§ **Source excerpt**
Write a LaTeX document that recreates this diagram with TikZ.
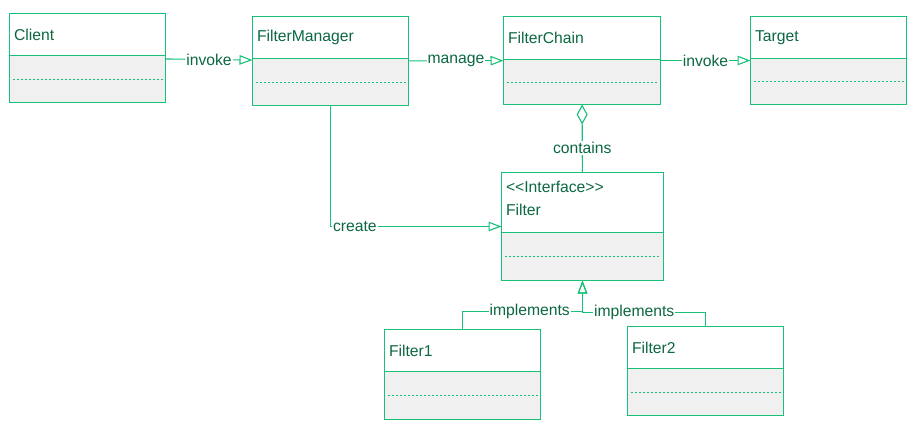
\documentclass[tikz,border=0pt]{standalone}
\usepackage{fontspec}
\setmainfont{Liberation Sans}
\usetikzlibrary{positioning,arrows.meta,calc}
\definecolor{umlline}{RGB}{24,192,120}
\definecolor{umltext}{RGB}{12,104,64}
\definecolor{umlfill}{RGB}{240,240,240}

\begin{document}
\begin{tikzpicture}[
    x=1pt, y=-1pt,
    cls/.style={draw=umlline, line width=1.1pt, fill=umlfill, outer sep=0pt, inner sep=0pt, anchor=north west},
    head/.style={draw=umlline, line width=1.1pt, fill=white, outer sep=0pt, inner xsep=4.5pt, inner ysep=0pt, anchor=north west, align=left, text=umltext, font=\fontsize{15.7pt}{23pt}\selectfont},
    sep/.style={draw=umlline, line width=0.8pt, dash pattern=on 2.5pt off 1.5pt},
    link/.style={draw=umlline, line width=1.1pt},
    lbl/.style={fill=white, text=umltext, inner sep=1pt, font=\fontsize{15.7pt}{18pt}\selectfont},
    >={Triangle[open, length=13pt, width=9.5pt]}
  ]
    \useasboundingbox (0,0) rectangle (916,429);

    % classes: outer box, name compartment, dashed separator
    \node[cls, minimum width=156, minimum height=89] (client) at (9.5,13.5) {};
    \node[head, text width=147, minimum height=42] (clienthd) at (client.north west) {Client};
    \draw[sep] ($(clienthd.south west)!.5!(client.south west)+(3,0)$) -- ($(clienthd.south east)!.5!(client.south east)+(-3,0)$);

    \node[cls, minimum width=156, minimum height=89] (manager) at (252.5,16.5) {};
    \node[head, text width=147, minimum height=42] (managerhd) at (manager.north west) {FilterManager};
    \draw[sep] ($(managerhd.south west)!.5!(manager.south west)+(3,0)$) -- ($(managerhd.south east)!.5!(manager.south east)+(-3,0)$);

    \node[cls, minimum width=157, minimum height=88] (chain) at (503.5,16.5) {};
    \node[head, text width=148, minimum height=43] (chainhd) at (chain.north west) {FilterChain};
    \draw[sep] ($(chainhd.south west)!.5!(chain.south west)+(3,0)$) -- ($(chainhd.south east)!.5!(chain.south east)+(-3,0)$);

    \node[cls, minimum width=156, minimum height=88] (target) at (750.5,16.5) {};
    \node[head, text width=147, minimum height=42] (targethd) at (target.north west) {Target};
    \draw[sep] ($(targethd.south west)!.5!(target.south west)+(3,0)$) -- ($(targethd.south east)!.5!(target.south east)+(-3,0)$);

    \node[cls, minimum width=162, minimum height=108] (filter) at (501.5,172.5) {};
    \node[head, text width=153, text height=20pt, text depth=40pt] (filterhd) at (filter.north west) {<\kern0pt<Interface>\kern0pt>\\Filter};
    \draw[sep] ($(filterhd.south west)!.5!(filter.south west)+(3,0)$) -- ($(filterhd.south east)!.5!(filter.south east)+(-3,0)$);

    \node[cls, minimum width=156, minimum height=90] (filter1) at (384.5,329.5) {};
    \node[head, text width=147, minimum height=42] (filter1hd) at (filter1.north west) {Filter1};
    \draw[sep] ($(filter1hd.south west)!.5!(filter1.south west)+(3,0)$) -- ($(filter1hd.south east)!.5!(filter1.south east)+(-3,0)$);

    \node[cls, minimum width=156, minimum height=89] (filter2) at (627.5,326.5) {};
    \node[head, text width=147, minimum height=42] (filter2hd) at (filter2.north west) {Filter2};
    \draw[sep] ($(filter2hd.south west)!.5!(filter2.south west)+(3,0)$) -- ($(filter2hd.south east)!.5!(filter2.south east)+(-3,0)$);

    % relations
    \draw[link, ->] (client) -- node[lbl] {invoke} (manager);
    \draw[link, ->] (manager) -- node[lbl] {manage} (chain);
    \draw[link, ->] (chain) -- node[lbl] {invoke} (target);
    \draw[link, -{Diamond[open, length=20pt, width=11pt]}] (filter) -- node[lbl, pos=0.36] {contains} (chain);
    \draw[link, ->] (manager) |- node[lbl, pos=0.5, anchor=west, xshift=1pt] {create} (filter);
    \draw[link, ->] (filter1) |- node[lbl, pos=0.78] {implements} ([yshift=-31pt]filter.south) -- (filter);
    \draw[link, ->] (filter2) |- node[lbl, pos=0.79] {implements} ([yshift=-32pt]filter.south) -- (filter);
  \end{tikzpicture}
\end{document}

§ **Instruction**
Quote the material word for word, dropping any images it holds.

§ **Full response**
Write a LaTeX document that recreates this diagram with TikZ.
\documentclass[tikz,border=0pt]{standalone}
\usepackage{fontspec}
\setmainfont{Liberation Sans}
\usetikzlibrary{positioning,arrows.meta,calc}
\definecolor{umlline}{RGB}{24,192,120}
\definecolor{umltext}{RGB}{12,104,64}
\definecolor{umlfill}{RGB}{240,240,240}

\begin{document}
\begin{tikzpicture}[
    x=1pt, y=-1pt,
    cls/.style={draw=umlline, line width=1.1pt, fill=umlfill, outer sep=0pt, inner sep=0pt, anchor=north west},
    head/.style={draw=umlline, line width=1.1pt, fill=white, outer sep=0pt, inner xsep=4.5pt, inner ysep=0pt, anchor=north west, align=left, text=umltext, font=\fontsize{15.7pt}{23pt}\selectfont},
    sep/.style={draw=umlline, line width=0.8pt, dash pattern=on 2.5pt off 1.5pt},
    link/.style={draw=umlline, line width=1.1pt},
    lbl/.style={fill=white, text=umltext, inner sep=1pt, font=\fontsize{15.7pt}{18pt}\selectfont},
    >={Triangle[open, length=13pt, width=9.5pt]}
  ]
    \useasboundingbox (0,0) rectangle (916,429);

    % classes: outer box, name compartment, dashed separator
    \node[cls, minimum width=156, minimum height=89] (client) at (9.5,13.5) {};
    \node[head, text width=147, minimum height=42] (clienthd) at (client.north west) {Client};
    \draw[sep] ($(clienthd.south west)!.5!(client.south west)+(3,0)$) -- ($(clienthd.south east)!.5!(client.south east)+(-3,0)$);

    \node[cls, minimum width=156, minimum height=89] (manager) at (252.5,16.5) {};
    \node[head, text width=147, minimum height=42] (managerhd) at (manager.north west) {FilterManager};
    \draw[sep] ($(managerhd.south west)!.5!(manager.south west)+(3,0)$) -- ($(managerhd.south east)!.5!(manager.south east)+(-3,0)$);

    \node[cls, minimum width=157, minimum height=88] (chain) at (503.5,16.5) {};
    \node[head, text width=148, minimum height=43] (chainhd) at (chain.north west) {FilterChain};
    \draw[sep] ($(chainhd.south west)!.5!(chain.south west)+(3,0)$) -- ($(chainhd.south east)!.5!(chain.south east)+(-3,0)$);

    \node[cls, minimum width=156, minimum height=88] (target) at (750.5,16.5) {};
    \node[head, text width=147, minimum height=42] (targethd) at (target.north west) {Target};
    \draw[sep] ($(targethd.south west)!.5!(target.south west)+(3,0)$) -- ($(targethd.south east)!.5!(target.south east)+(-3,0)$);

    \node[cls, minimum width=162, minimum height=108] (filter) at (501.5,172.5) {};
    \node[head, text width=153, text height=20pt, text depth=40pt] (filterhd) at (filter.north west) {<\kern0pt<Interface>\kern0pt>\\Filter};
    \draw[sep] ($(filterhd.south west)!.5!(filter.south west)+(3,0)$) -- ($(filterhd.south east)!.5!(filter.south east)+(-3,0)$);

    \node[cls, minimum width=156, minimum height=90] (filter1) at (384.5,329.5) {};
    \node[head, text width=147, minimum height=42] (filter1hd) at (filter1.north west) {Filter1};
    \draw[sep] ($(filter1hd.south west)!.5!(filter1.south west)+(3,0)$) -- ($(filter1hd.south east)!.5!(filter1.south east)+(-3,0)$);

    \node[cls, minimum width=156, minimum height=89] (filter2) at (627.5,326.5) {};
    \node[head, text width=147, minimum height=42] (filter2hd) at (filter2.north west) {Filter2};
    \draw[sep] ($(filter2hd.south west)!.5!(filter2.south west)+(3,0)$) -- ($(filter2hd.south east)!.5!(filter2.south east)+(-3,0)$);

    % relations
    \draw[link, ->] (client) -- node[lbl] {invoke} (manager);
    \draw[link, ->] (manager) -- node[lbl] {manage} (chain);
    \draw[link, ->] (chain) -- node[lbl] {invoke} (target);
    \draw[link, -{Diamond[open, length=20pt, width=11pt]}] (filter) -- node[lbl, pos=0.36] {contains} (chain);
    \draw[link, ->] (manager) |- node[lbl, pos=0.5, anchor=west, xshift=1pt] {create} (filter);
    \draw[link, ->] (filter1) |- node[lbl, pos=0.78] {implements} ([yshift=-31pt]filter.south) -- (filter);
    \draw[link, ->] (filter2) |- node[lbl, pos=0.79] {implements} ([yshift=-32pt]filter.south) -- (filter);
  \end{tikzpicture}
\end{document}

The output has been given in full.